Muy pocos ponen en duda que en la sociedad contemporánea, llamada también sociedad del conocimiento y de la información, asistimos a una manipulación mediática sin precedentes, donde con un cierto número de criterios culturales, algunos mecanismos de carácter psicosociológicos muy bien definidos y con una retórica y estructura narrativa muy semejante en todos los países, se imponen en todo el planeta, gustos, modas, patrones culinarios y hasta apreciaciones estéticas.

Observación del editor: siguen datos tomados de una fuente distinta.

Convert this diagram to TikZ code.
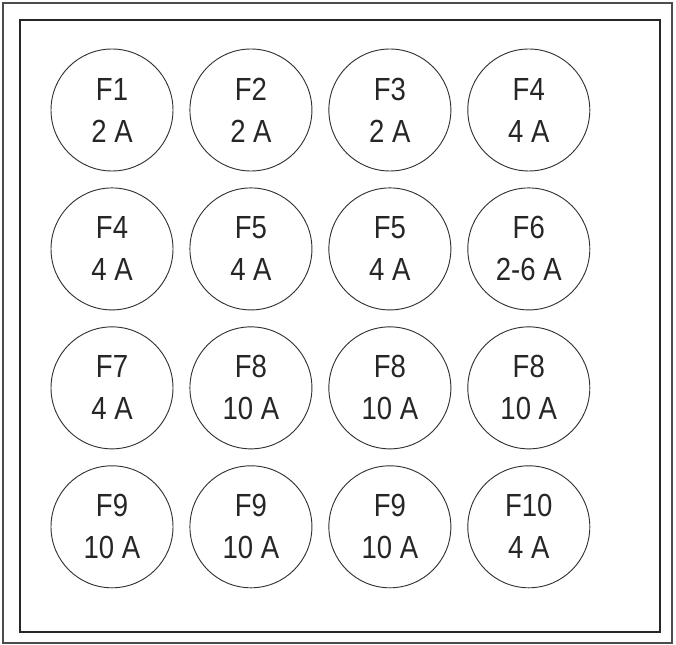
\documentclass[tikz,border=0pt]{standalone}
\usepackage{fontspec}
\setmainfont{Liberation Sans}[FakeStretch=0.86]
\usetikzlibrary{positioning}

\begin{document}
\begin{tikzpicture}[
  x=0.75pt, y=-0.75pt,
  node distance=12pt and 12pt,
  fuse/.style={draw=black!80, line width=0.7pt, circle, minimum size=91.5pt,
               inner sep=0pt, align=center, font=\fontsize{24}{31.5}\selectfont,
               text=black!85},
  frame/.style={draw=black!85, line width=1.1pt}
]
  \useasboundingbox (0,0) rectangle (676,645);
  \draw[draw=black!70, line width=0.9pt] (3,3) rectangle (672,643);
  \draw[frame] (20,20) rectangle (660,632);

  % first row
  \node[fuse] (r1c1) at (112,110) {F1\\2 A};
  \node[fuse, right=of r1c1] (r1c2) {F2\\2 A};
  \node[fuse, right=of r1c2] (r1c3) {F3\\2 A};
  \node[fuse, right=of r1c3] (r1c4) {F4\\4 A};

  % second row
  \node[fuse, below=of r1c1] (r2c1) {F4\\4 A};
  \node[fuse, right=of r2c1] (r2c2) {F5\\4 A};
  \node[fuse, right=of r2c2] (r2c3) {F5\\4 A};
  \node[fuse, right=of r2c3] (r2c4) {F6\\2-6 A};

  % third row
  \node[fuse, below=of r2c1] (r3c1) {F7\\4 A};
  \node[fuse, right=of r3c1] (r3c2) {F8\\10 A};
  \node[fuse, right=of r3c2] (r3c3) {F8\\10 A};
  \node[fuse, right=of r3c3] (r3c4) {F8\\10 A};

  % fourth row
  \node[fuse, below=of r3c1] (r4c1) {F9\\10 A};
  \node[fuse, right=of r4c1] (r4c2) {F9\\10 A};
  \node[fuse, right=of r4c2] (r4c3) {F9\\10 A};
  \node[fuse, right=of r4c3] (r4c4) {F10\\4 A};
\end{tikzpicture}
\end{document}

El criterio mercantil de las noticias, de los sonidos o de las imágenes, es el que viene lamentablemente predominando por encima del respeto a la verdad, a los hechos y a la información veraz, objetiva e imparcial. La carrera salvaje por el ‘rating’, el sensacionalismo y la instantaneidad extrema, hacen peligrar constantemente la ética necesaria que debe existir y prevalecer en los medios de comunicación social.

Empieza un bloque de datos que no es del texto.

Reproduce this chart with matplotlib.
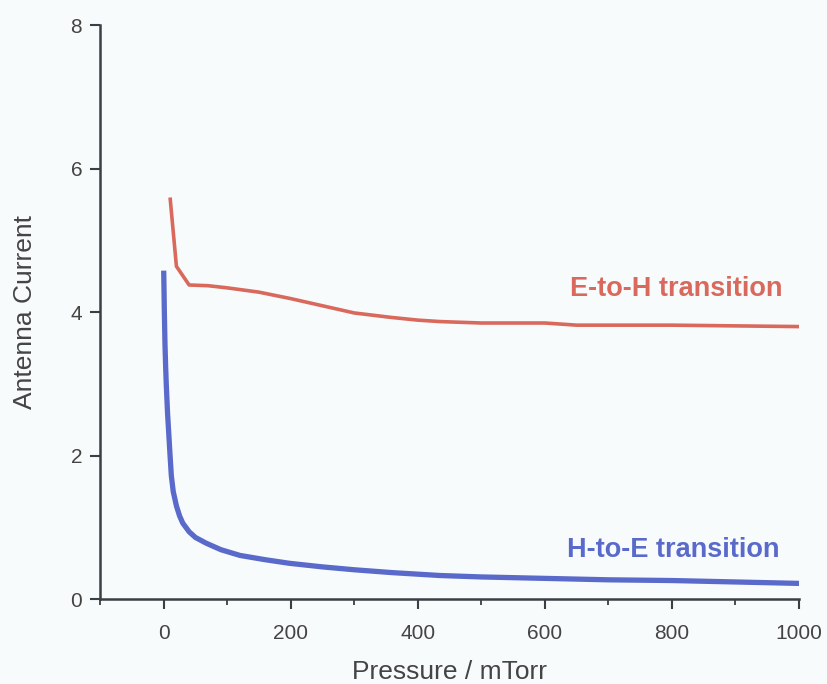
import matplotlib
matplotlib.use('Agg')
from matplotlib import pyplot as plt
from matplotlib.ticker import MultipleLocator

plt.rcParams['font.family'] = ['Liberation Sans', 'DejaVu Sans']

# E-to-H transition (red curve)
eh_pressure = [10, 20, 40, 70, 100, 150, 200, 250, 300, 356, 400, 435, 500, 600, 650, 800, 1000]
eh_current = [5.6, 4.64, 4.38, 4.37, 4.34, 4.28, 4.19, 4.09, 3.99, 3.93, 3.89, 3.87, 3.85, 3.85, 3.82, 3.82, 3.80]

# H-to-E transition (blue curve)
he_pressure = [0, 1, 2, 3, 4, 6, 8, 10, 12, 15, 20, 25, 30, 40, 50, 67, 90, 120, 160,
               198, 250, 300, 360, 435, 500, 600, 700, 800, 900, 1000]
he_current = [4.58, 4.0, 3.55, 3.25, 3.0, 2.6, 2.3, 2.0, 1.72, 1.5, 1.3, 1.16, 1.06, 0.94,
              0.86, 0.78, 0.69, 0.61, 0.55, 0.50, 0.45, 0.41, 0.37, 0.33, 0.31, 0.29,
              0.27, 0.26, 0.24, 0.22]

red = '#d9695c'
blue = '#5a6acb'
axis_col = '#3a3f45'
bg = '#f8fbfc'

fig = plt.figure(figsize=(8.28, 6.84), dpi=100, facecolor=bg)
ax = fig.add_axes([0.121, 0.124, 0.844, 0.839], facecolor=bg)

ax.plot(eh_pressure, eh_current, color=red, lw=2.6, solid_capstyle='butt')
ax.plot(he_pressure, he_current, color=blue, lw=3.8, solid_capstyle='butt')

ax.text(806, 4.33, 'E-to-H transition', color=red, fontsize=19.5, fontweight='bold',
        ha='center', va='center')
ax.text(802, 0.69, 'H-to-E transition', color=blue, fontsize=19.5, fontweight='bold',
        ha='center', va='center')

ax.set_xlim(-100, 1000)
ax.set_ylim(0, 8)
ax.set_xticks([0, 200, 400, 600, 800, 1000])
ax.xaxis.set_minor_locator(MultipleLocator(100))
ax.set_yticks([0, 2, 4, 6, 8])

for s in ['top', 'right']:
    ax.spines[s].set_visible(False)
for s in ['left', 'bottom']:
    ax.spines[s].set_color(axis_col)
    ax.spines[s].set_linewidth(1.8)

ax.tick_params(axis='both', which='major', length=7, width=1.5, color=axis_col,
               labelsize=15, labelcolor='#444444', pad=6)
ax.tick_params(axis='x', which='major', pad=11)
ax.tick_params(axis='x', which='minor', length=4, width=1.3, color=axis_col)

ax.set_xlabel('Pressure / mTorr', fontsize=19, color='#444444', labelpad=12)
ax.set_ylabel('Antenna Current', fontsize=19, color='#444444', labelpad=24)

fig.savefig('out.png', dpi=100, facecolor=bg)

Hoy, como en ninguna otra época, tiene lugar un intenso intercambio de información a escala planetaria, que viene configurando un sistema de información basado principalmente en imágenes y sonidos y un concepto muy difuso entre verdad y mentira. La competencia más feroz, el carácter mercantil de los mensajes o la manipulación ideológica de los contenidos y conceptos, son desafortunadamente los rasgos inherentes del modelo informativo hegemónico.
En el campo de la comunicación social no hay trabajo neutro. Un ejemplo harto elocuente, ilustra perfectamente esta verdad. A principios de agosto del 2010, fuimos testigos del extenso circo mediático montado con la tragedia de 33 mineros chilenos, atrapados durante 69 días a 700 metros bajo tierra. Conocimos más las trivialidades surgidas en torno a este infausto suceso, que las razones de explotación despiadada que provocaron el derrumbe.

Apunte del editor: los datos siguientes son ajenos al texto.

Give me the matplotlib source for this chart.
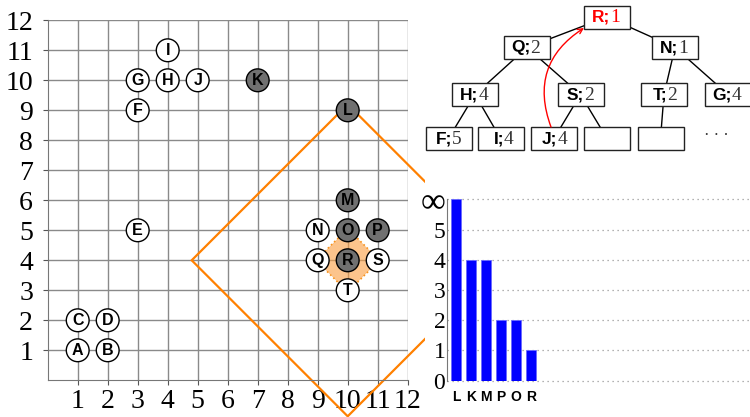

Lejos estuvimos así de conocer las difíciles condiciones laborales que imperan en las minas chilenas, donde solo en la última década han muerto más de 400 trabajadores. Asimismo, careció de valor alguno para la industria mediática las más de mil quinientas personas que solo en ese mismo año 2010 habían muerto de cólera en Nigeria, según la Organización de las Naciones Unidas. Esto demuestra que se aplican censuras y se ocultan verdades en el poderoso imperio mediático, con el propósito principal de evitar que pensemos críticamente.
En la actualidad resulta muy común para muchos justificar sin sonrojo alguno el uso del trucaje y la impostura, como estrategia para alcanzar el éxito y la celebridad en la industria mediática. Al respecto, me parece oportuno valernos del periodista Ignacio Ramonet que, en su libro Propagandas silenciosas, relata un ejemplo elocuente de embaucamiento colosal: ‘En abril de 1981, una periodista del prestigioso Washington Post, Janet Cooke, consiguió el premio Pulitzer por un extraordinario reportaje sobre el pequeño Jimmy, sistemáticamente drogado por el amante de su madre y convertido, a la edad de ocho años, en un adicto a la jeringuilla y a la heroína… Pero ni Jimmy ni el amante ni la madre, existieron jamás’.
Por ello, en estos tiempos que corren, es imperativo recuperar y defender en el ámbito de la comunicación e información, el estricto sentido de la ética y de un compromiso invariable por defender la verdad y la objetividad. Se trata, además, de renunciar al formato frívolo y superficial y sostener, sin claudicación alguna, las dos exigencias fundamentales de una verdadera información: la credibilidad y la fiabilidad.
En síntesis, aguarda recobrar el control del vocabulario, de los mensajes, de la semántica y de la noticia, como bienes sociales que pertenecen y le interesan a todos. Salvaguardar en todo momento, eso sí, la libertad de expresión sin excesos; pero vigilando no confundirla con la libertad de empresa o con la codicia que se anida en la noticia, cuando esta solo se asume como mercancía.